Monette expressed his passion for the theatre in more ways than one. He made headlines when he crossed the then Stratford board of governors in the chaos following Robin Phillip's 1980 resignation as artistic director. A temporary four-person actor directorate slated to replace Phillips in 1981 was replaced with British director, John Dextor. At the annual general meeting that December, Monette addressed the board members who were sitting on the stage of the Festival Theatre. He felt they had acted in an unethical manner and in no uncertain words said so. “You pig!” he shouted at Robert Hicks, then president of the board of directors. “We have spent our lives in this theatre, we have given of our time and we care about art. You talk to us about money all the time. You have no morals. I don't know how you can sleep. I care deeply and passionately about this place and you should address yourselves to your consciences and to your hearts.”

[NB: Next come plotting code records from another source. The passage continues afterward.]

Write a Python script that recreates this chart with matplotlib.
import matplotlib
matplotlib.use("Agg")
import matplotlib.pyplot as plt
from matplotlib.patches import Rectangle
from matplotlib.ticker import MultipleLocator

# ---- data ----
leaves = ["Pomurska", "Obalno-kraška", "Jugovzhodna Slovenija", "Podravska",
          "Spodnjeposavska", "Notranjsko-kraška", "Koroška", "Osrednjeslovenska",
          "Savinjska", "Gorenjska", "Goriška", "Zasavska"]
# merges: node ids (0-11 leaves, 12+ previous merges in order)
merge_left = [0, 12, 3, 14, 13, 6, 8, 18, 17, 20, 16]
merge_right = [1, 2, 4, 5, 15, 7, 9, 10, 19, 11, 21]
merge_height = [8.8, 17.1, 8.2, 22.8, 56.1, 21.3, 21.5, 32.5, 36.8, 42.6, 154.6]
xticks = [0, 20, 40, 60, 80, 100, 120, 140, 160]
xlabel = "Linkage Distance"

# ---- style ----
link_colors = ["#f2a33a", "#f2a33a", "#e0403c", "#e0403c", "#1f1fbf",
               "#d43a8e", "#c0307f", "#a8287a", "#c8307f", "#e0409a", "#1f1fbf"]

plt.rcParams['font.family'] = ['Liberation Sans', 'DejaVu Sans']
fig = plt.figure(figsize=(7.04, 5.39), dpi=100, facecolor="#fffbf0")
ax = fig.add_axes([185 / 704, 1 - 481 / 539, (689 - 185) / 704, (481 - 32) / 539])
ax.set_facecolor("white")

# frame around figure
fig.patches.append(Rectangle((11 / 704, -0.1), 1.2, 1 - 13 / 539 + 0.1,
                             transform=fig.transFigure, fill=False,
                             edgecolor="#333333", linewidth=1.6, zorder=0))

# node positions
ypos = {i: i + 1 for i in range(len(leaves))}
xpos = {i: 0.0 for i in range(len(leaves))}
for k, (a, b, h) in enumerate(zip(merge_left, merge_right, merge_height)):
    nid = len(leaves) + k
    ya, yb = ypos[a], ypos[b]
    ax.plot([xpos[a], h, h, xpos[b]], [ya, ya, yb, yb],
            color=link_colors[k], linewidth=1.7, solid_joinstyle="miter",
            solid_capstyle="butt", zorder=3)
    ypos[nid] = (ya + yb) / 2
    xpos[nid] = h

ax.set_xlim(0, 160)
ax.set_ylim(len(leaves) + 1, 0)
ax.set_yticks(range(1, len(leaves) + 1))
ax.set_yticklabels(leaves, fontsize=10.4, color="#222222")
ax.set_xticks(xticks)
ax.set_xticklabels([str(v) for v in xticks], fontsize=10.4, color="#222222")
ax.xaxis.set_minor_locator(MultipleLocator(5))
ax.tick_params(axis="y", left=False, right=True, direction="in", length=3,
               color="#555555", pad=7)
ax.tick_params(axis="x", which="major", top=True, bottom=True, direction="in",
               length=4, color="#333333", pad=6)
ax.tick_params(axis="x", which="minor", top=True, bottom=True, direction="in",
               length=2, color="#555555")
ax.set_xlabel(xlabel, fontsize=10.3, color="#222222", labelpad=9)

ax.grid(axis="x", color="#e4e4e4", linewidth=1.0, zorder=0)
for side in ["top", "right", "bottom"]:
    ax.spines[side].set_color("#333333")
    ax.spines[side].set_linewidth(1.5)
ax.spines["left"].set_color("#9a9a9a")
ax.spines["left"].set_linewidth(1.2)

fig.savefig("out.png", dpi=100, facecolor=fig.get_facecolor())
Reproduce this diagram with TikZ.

Oh, yes. He cared passionately!
Monette was the recipient of the Queen's Golden and Silver Jubilee Medals, an honorary doctorate from the universities of Windsor,Western Ontario and Concordia University. He was named a Member of the Order of Canada in 1997.
Richard Jean Monette died in London, Ontario, September 9, at age 64 – far too soon. Who knows what theatrical gems his tenacious spirit, loyalty and wit would have provided us in his later years.
One can only imagine a party of thespians waiting for him (wherever it is that theatre people rest after their long journey). I can see them now, with outstretched arms and scripts at the ready – a long line of Stratford's past artists – its brilliant first great director Dr. Tyrone Guthrie, performing artists Butchie Blake, William Hutt, Susan Wright, James Mason, Alec Guiness... What a party!